The recent capitulation of Nagorno-Karabakh’s ethnic-Armenian leadership to Azerbaijani authorities raises the likelihood of domestic instability within Armenia and renewed military conflict between Yerevan and Baku. Armenian President Nikol Pashinyan’s profoundly unpopular decision not to intervene in Nagorno-Karabakh will trigger sustained unrest and may weaken his hold on power. Simultaneously, emboldened by a quick and decisive military victory, Baku may attempt to extract additional concessions from Yerevan through direct military confrontation.
Nagorno-Karabakh authorities’ capitulation to Baku on Sept. 20 likely marks the end of the ethnically Armenian region’s quest for independence from Azerbaijan. Military hostilities resumed between Baku and Stepanakert (Xankəndi) on Sept. 19; however, unlike previous flare-ups, Yerevan declined to intervene. Subsequently, following rapid Azerbaijani advances, Stepanakert and Baku announced a ceasefire entailing complete disarmament and disbandment of militarized Armenian elements in Nagorno-Karabakh. Further talks are underway to determine a path forward for integration into Azerbaijan. Nagorno-Karabakh’s population remains deeply distrustful of Azerbaijani authorities, claiming that Baku intends to ethnically cleanse the area, and many residents are fleeing to Armenia. Large-scale population transfer to Armenia is likely in the coming weeks.
Pashinyan’s Decision Not to Intervene
Pashinyan’s decision not to intervene has been met with fury from many parts of Armenian society. Nagorno-Karabakh’s independence is enshrined in the Armenian constitution, and many Armenians feel that ensuring Nagorno-Karabakh’s separation from Azerbaijan is an integral role of the Armenian state. Demonstrations calling for Pashinyan to resign will likely grow as Stepanakert begins its integration with Baku and will intensify in the event of large refugee flows from Nagorno-Karabakh into Armenia. Should allegations of atrocities committed by Azerbaijani forces against the residents of Nagorno-Karabakh emerge or reports that Azerbaijan has crossed Armenia’s international border, demonstrations across Armenia will drastically escalate. Furthermore, given the overwhelming unpopularity of Pashinyan’s decision and the Armenian government’s alleged failure to enforce its constitutional responsibility to defend Nagorno-Karabakh, it is possible that mass protests may transform into an uprising aimed at toppling the Pashinyan government; similarly, opposition parties have formed a committee to design an impeachment plan. Within this context, an attempted military coup cannot be ruled out in the coming weeks.

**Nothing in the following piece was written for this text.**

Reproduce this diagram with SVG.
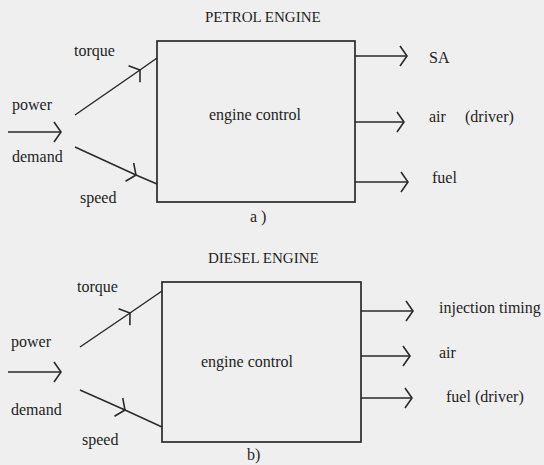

Threat of Azerbaijani Military Action
The continued threat of Azerbaijani military action against sovereign Armenian territory is an additional destabilizing factor. At the very least, Azerbaijan may use the threat of force to coerce further concessions from Yerevan. Azerbaijani authorities have for years demanded Armenia open transport links to the Azerbaijani exclave of Nakhchivan in line with the 2020 Nagorno-Karabakh ceasefire agreement. Azerbaijani President Ilham Aliyev and members of his government have also publicly discussed the establishment of the “Zangezur Corridor,” a proposed Azerbaijani-controlled strip of land to be seized from Armenia along the Armenia-Iran border that would connect contiguous Azerbaijan with Nakhchivan. Baku’s military superiority over Yerevan as demonstrated in the 2020 Nagorno-Karabakh war, Turkiye’s continued strong military and political support for Azerbaijan, and Russian peacekeepers’ unwillingness to intervene in the September military operations or recent Azerbaijani activities targeting Armenia proper, likely give Azerbaijani authorities the perception that they are in a dominant position against an isolated Armenia. Baku, therefore, has significant incentives to press its advantage via renewed interstate military operations.
The Path Forward
The Armenia-Azerbaijan conflict is entering a volatile new stage likely characterized by deep Armenian vulnerability. Armenian instability, particularly any potential uprising, will likely encourage more assertive Azerbaijani military actions against Armenia, promoting further Armenian unrest. The primary factor dictating the conflict’s path forward will be Pashinyan’s ability to weather an intense political storm: should he effectively contain the institutional blowback to Nagorno-Karabakh’s collapse as an ethnically Armenian entity and prevent unrest from spiraling into serious instability, he may be able to successfully dissuade Azerbaijan from a direct military confrontation. However, it is far from certain that Pashinyan will be able to maintain control. Should impeachment or a military coup topple Pashinyan, Armenia’s new leaders will be under intense pressure to attempt to restore Stepanakert’s autonomy through military means, likely resulting in Azerbaijan extracting harsh political concessions regarding access to Nakhchivan. The development of Armenia’s public response to Nagorno-Karabakh’s defeat and Azerbaijani military movements near the Armenian border will be crucial indicators in the coming weeks of whether the conflict will escalate; any direct confrontation will likely result in further Armenian concessions. All outcomes entail political, economic, and military uncertainty for Armenia in the coming months.